→ **Description of the task**
Repeat every line of the data exactly, but not the pictures.

**** Data section

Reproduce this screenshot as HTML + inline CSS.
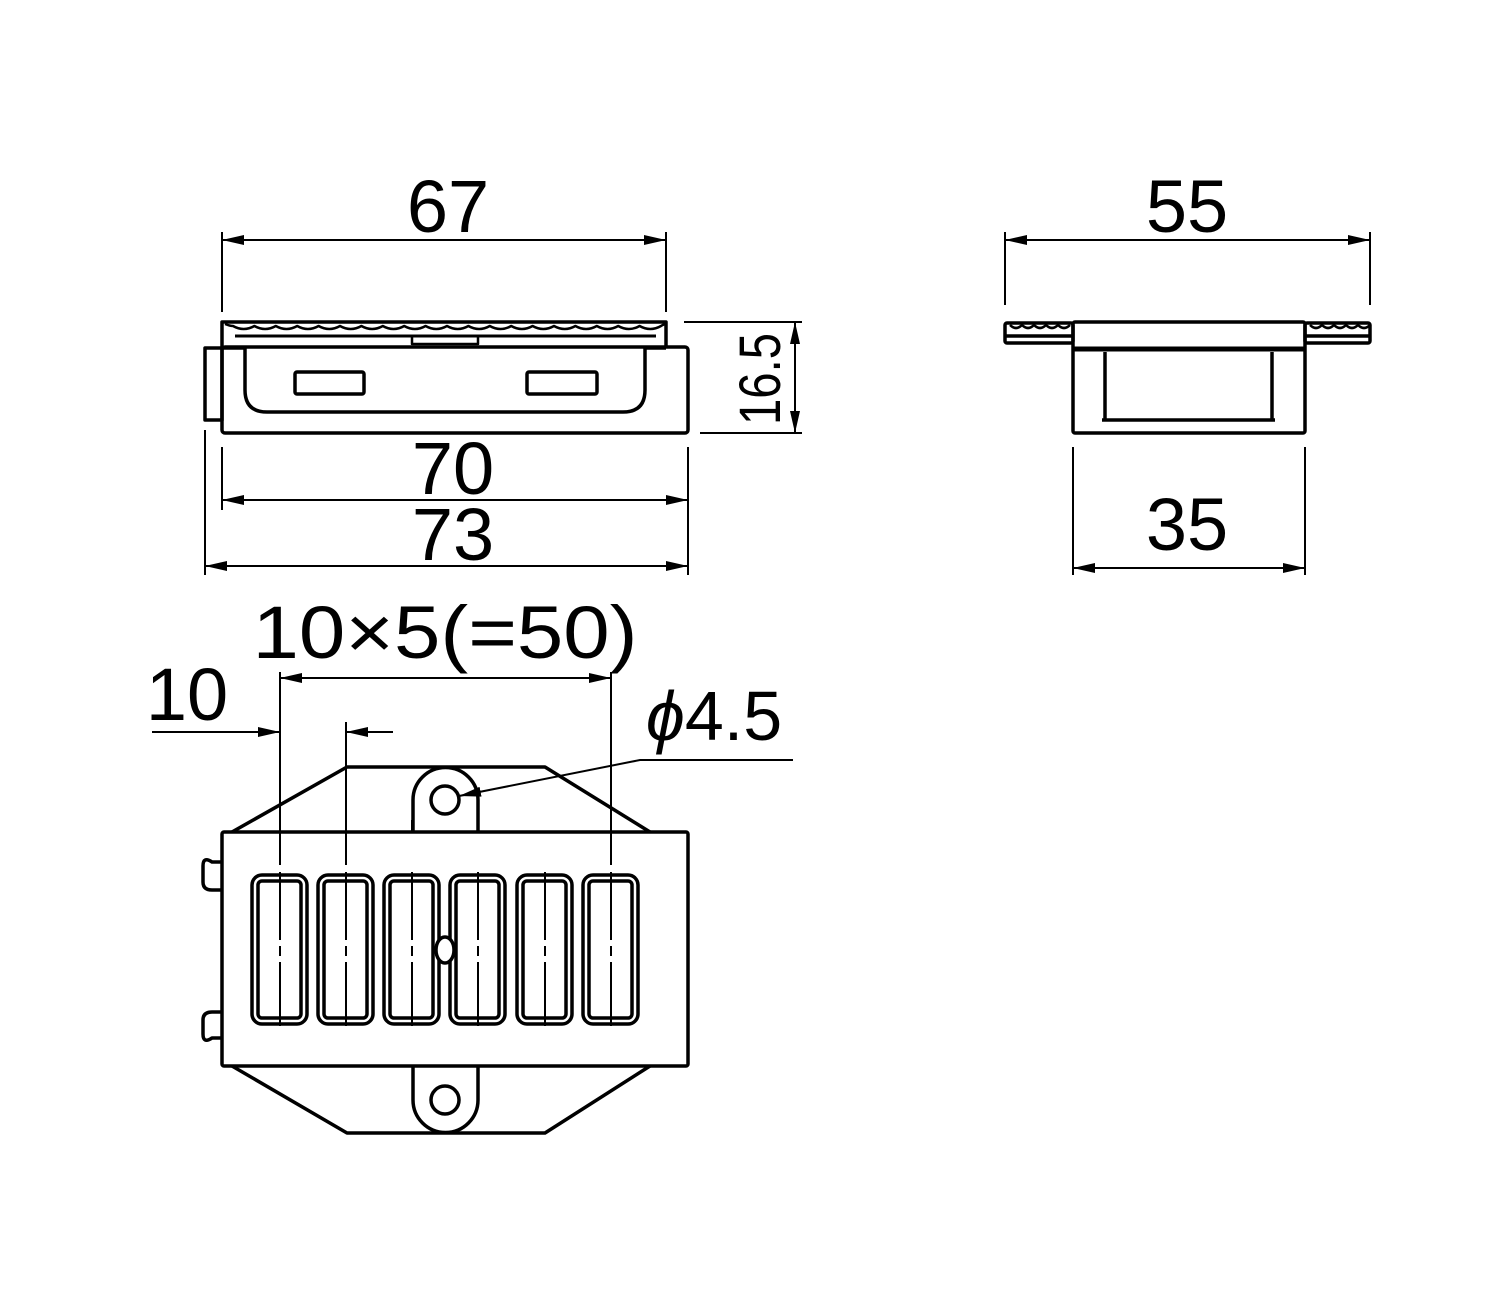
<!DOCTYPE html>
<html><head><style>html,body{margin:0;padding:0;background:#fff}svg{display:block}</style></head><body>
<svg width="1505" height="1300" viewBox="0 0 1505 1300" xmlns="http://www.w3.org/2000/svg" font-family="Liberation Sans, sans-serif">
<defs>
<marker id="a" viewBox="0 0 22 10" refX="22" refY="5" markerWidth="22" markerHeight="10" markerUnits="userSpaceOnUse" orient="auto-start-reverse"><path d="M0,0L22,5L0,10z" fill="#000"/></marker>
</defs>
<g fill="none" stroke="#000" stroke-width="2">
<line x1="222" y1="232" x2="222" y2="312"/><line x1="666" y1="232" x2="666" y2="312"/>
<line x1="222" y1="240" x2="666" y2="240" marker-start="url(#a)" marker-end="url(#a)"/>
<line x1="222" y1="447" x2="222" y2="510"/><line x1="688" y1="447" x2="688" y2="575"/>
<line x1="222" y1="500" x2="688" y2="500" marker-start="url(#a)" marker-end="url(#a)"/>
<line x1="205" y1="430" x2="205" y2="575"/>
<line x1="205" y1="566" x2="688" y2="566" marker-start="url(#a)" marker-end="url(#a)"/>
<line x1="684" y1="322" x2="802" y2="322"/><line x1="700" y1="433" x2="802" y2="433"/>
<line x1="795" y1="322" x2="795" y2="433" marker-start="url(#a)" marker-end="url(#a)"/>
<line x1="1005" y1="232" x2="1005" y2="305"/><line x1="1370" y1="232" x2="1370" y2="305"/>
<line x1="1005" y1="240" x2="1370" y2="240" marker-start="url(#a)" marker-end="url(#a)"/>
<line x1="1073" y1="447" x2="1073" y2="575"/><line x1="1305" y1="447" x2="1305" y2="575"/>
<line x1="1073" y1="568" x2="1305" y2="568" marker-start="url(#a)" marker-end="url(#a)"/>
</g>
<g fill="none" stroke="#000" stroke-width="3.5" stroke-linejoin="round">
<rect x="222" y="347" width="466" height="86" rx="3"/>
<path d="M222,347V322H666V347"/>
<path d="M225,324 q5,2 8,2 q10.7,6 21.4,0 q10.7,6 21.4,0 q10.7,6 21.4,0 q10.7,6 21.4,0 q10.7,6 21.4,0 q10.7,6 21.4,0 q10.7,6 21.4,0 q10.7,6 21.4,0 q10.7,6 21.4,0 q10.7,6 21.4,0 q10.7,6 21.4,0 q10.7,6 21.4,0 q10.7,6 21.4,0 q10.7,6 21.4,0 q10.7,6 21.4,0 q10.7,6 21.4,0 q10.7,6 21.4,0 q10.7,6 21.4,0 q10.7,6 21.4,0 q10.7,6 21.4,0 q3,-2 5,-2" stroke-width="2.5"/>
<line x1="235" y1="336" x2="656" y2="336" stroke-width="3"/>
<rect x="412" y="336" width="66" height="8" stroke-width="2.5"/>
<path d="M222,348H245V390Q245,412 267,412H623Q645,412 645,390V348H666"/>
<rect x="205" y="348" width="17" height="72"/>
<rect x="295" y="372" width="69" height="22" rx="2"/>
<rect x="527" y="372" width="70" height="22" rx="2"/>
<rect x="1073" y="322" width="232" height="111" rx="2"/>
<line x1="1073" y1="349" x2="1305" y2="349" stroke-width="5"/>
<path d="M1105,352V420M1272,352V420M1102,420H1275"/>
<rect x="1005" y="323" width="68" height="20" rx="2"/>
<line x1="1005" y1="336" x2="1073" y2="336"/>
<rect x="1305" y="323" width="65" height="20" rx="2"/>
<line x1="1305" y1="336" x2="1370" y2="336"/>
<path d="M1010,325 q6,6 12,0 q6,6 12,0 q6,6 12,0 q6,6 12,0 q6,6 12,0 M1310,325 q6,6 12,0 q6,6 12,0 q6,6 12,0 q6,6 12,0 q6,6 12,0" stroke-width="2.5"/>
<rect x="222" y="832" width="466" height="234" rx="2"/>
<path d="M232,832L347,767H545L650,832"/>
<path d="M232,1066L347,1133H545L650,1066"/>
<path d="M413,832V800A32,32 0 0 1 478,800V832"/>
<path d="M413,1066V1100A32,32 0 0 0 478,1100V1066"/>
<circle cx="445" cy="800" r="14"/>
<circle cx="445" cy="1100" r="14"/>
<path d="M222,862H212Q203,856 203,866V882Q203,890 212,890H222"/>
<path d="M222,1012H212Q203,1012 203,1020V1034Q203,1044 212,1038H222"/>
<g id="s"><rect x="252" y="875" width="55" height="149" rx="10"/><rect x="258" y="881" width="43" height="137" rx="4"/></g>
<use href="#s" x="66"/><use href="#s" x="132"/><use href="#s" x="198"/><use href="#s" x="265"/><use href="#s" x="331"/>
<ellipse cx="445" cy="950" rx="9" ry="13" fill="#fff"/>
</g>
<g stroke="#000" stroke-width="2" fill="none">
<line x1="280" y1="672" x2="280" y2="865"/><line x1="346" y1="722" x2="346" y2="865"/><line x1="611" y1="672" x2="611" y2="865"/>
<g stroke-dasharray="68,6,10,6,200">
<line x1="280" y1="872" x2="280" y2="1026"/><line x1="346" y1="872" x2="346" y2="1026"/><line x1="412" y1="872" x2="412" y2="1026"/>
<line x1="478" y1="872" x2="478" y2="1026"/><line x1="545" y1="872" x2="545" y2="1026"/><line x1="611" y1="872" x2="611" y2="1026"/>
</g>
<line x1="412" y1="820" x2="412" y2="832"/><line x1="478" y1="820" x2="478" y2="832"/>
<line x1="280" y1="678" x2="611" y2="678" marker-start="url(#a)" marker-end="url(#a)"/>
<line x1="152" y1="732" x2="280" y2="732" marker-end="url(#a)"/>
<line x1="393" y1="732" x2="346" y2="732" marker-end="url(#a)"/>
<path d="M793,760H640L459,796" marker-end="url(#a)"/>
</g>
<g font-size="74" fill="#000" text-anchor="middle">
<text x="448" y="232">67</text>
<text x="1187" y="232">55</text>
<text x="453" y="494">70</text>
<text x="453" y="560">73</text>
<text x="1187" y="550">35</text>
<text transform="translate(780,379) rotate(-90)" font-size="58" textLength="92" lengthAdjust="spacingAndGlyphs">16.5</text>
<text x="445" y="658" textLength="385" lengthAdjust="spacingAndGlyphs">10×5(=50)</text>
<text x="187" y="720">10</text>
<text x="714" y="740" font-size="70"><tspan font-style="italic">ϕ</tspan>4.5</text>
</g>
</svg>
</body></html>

********

→ **Task response**
Reproduce this screenshot as HTML + inline CSS.
<!DOCTYPE html>
<html><head><style>html,body{margin:0;padding:0;background:#fff}svg{display:block}</style></head><body>
<svg width="1505" height="1300" viewBox="0 0 1505 1300" xmlns="http://www.w3.org/2000/svg" font-family="Liberation Sans, sans-serif">
<defs>
<marker id="a" viewBox="0 0 22 10" refX="22" refY="5" markerWidth="22" markerHeight="10" markerUnits="userSpaceOnUse" orient="auto-start-reverse"><path d="M0,0L22,5L0,10z" fill="#000"/></marker>
</defs>
<g fill="none" stroke="#000" stroke-width="2">
<line x1="222" y1="232" x2="222" y2="312"/><line x1="666" y1="232" x2="666" y2="312"/>
<line x1="222" y1="240" x2="666" y2="240" marker-start="url(#a)" marker-end="url(#a)"/>
<line x1="222" y1="447" x2="222" y2="510"/><line x1="688" y1="447" x2="688" y2="575"/>
<line x1="222" y1="500" x2="688" y2="500" marker-start="url(#a)" marker-end="url(#a)"/>
<line x1="205" y1="430" x2="205" y2="575"/>
<line x1="205" y1="566" x2="688" y2="566" marker-start="url(#a)" marker-end="url(#a)"/>
<line x1="684" y1="322" x2="802" y2="322"/><line x1="700" y1="433" x2="802" y2="433"/>
<line x1="795" y1="322" x2="795" y2="433" marker-start="url(#a)" marker-end="url(#a)"/>
<line x1="1005" y1="232" x2="1005" y2="305"/><line x1="1370" y1="232" x2="1370" y2="305"/>
<line x1="1005" y1="240" x2="1370" y2="240" marker-start="url(#a)" marker-end="url(#a)"/>
<line x1="1073" y1="447" x2="1073" y2="575"/><line x1="1305" y1="447" x2="1305" y2="575"/>
<line x1="1073" y1="568" x2="1305" y2="568" marker-start="url(#a)" marker-end="url(#a)"/>
</g>
<g fill="none" stroke="#000" stroke-width="3.5" stroke-linejoin="round">
<rect x="222" y="347" width="466" height="86" rx="3"/>
<path d="M222,347V322H666V347"/>
<path d="M225,324 q5,2 8,2 q10.7,6 21.4,0 q10.7,6 21.4,0 q10.7,6 21.4,0 q10.7,6 21.4,0 q10.7,6 21.4,0 q10.7,6 21.4,0 q10.7,6 21.4,0 q10.7,6 21.4,0 q10.7,6 21.4,0 q10.7,6 21.4,0 q10.7,6 21.4,0 q10.7,6 21.4,0 q10.7,6 21.4,0 q10.7,6 21.4,0 q10.7,6 21.4,0 q10.7,6 21.4,0 q10.7,6 21.4,0 q10.7,6 21.4,0 q10.7,6 21.4,0 q10.7,6 21.4,0 q3,-2 5,-2" stroke-width="2.5"/>
<line x1="235" y1="336" x2="656" y2="336" stroke-width="3"/>
<rect x="412" y="336" width="66" height="8" stroke-width="2.5"/>
<path d="M222,348H245V390Q245,412 267,412H623Q645,412 645,390V348H666"/>
<rect x="205" y="348" width="17" height="72"/>
<rect x="295" y="372" width="69" height="22" rx="2"/>
<rect x="527" y="372" width="70" height="22" rx="2"/>
<rect x="1073" y="322" width="232" height="111" rx="2"/>
<line x1="1073" y1="349" x2="1305" y2="349" stroke-width="5"/>
<path d="M1105,352V420M1272,352V420M1102,420H1275"/>
<rect x="1005" y="323" width="68" height="20" rx="2"/>
<line x1="1005" y1="336" x2="1073" y2="336"/>
<rect x="1305" y="323" width="65" height="20" rx="2"/>
<line x1="1305" y1="336" x2="1370" y2="336"/>
<path d="M1010,325 q6,6 12,0 q6,6 12,0 q6,6 12,0 q6,6 12,0 q6,6 12,0 M1310,325 q6,6 12,0 q6,6 12,0 q6,6 12,0 q6,6 12,0 q6,6 12,0" stroke-width="2.5"/>
<rect x="222" y="832" width="466" height="234" rx="2"/>
<path d="M232,832L347,767H545L650,832"/>
<path d="M232,1066L347,1133H545L650,1066"/>
<path d="M413,832V800A32,32 0 0 1 478,800V832"/>
<path d="M413,1066V1100A32,32 0 0 0 478,1100V1066"/>
<circle cx="445" cy="800" r="14"/>
<circle cx="445" cy="1100" r="14"/>
<path d="M222,862H212Q203,856 203,866V882Q203,890 212,890H222"/>
<path d="M222,1012H212Q203,1012 203,1020V1034Q203,1044 212,1038H222"/>
<g id="s"><rect x="252" y="875" width="55" height="149" rx="10"/><rect x="258" y="881" width="43" height="137" rx="4"/></g>
<use href="#s" x="66"/><use href="#s" x="132"/><use href="#s" x="198"/><use href="#s" x="265"/><use href="#s" x="331"/>
<ellipse cx="445" cy="950" rx="9" ry="13" fill="#fff"/>
</g>
<g stroke="#000" stroke-width="2" fill="none">
<line x1="280" y1="672" x2="280" y2="865"/><line x1="346" y1="722" x2="346" y2="865"/><line x1="611" y1="672" x2="611" y2="865"/>
<g stroke-dasharray="68,6,10,6,200">
<line x1="280" y1="872" x2="280" y2="1026"/><line x1="346" y1="872" x2="346" y2="1026"/><line x1="412" y1="872" x2="412" y2="1026"/>
<line x1="478" y1="872" x2="478" y2="1026"/><line x1="545" y1="872" x2="545" y2="1026"/><line x1="611" y1="872" x2="611" y2="1026"/>
</g>
<line x1="412" y1="820" x2="412" y2="832"/><line x1="478" y1="820" x2="478" y2="832"/>
<line x1="280" y1="678" x2="611" y2="678" marker-start="url(#a)" marker-end="url(#a)"/>
<line x1="152" y1="732" x2="280" y2="732" marker-end="url(#a)"/>
<line x1="393" y1="732" x2="346" y2="732" marker-end="url(#a)"/>
<path d="M793,760H640L459,796" marker-end="url(#a)"/>
</g>
<g font-size="74" fill="#000" text-anchor="middle">
<text x="448" y="232">67</text>
<text x="1187" y="232">55</text>
<text x="453" y="494">70</text>
<text x="453" y="560">73</text>
<text x="1187" y="550">35</text>
<text transform="translate(780,379) rotate(-90)" font-size="58" textLength="92" lengthAdjust="spacingAndGlyphs">16.5</text>
<text x="445" y="658" textLength="385" lengthAdjust="spacingAndGlyphs">10×5(=50)</text>
<text x="187" y="720">10</text>
<text x="714" y="740" font-size="70"><tspan font-style="italic">ϕ</tspan>4.5</text>
</g>
</svg>
</body></html>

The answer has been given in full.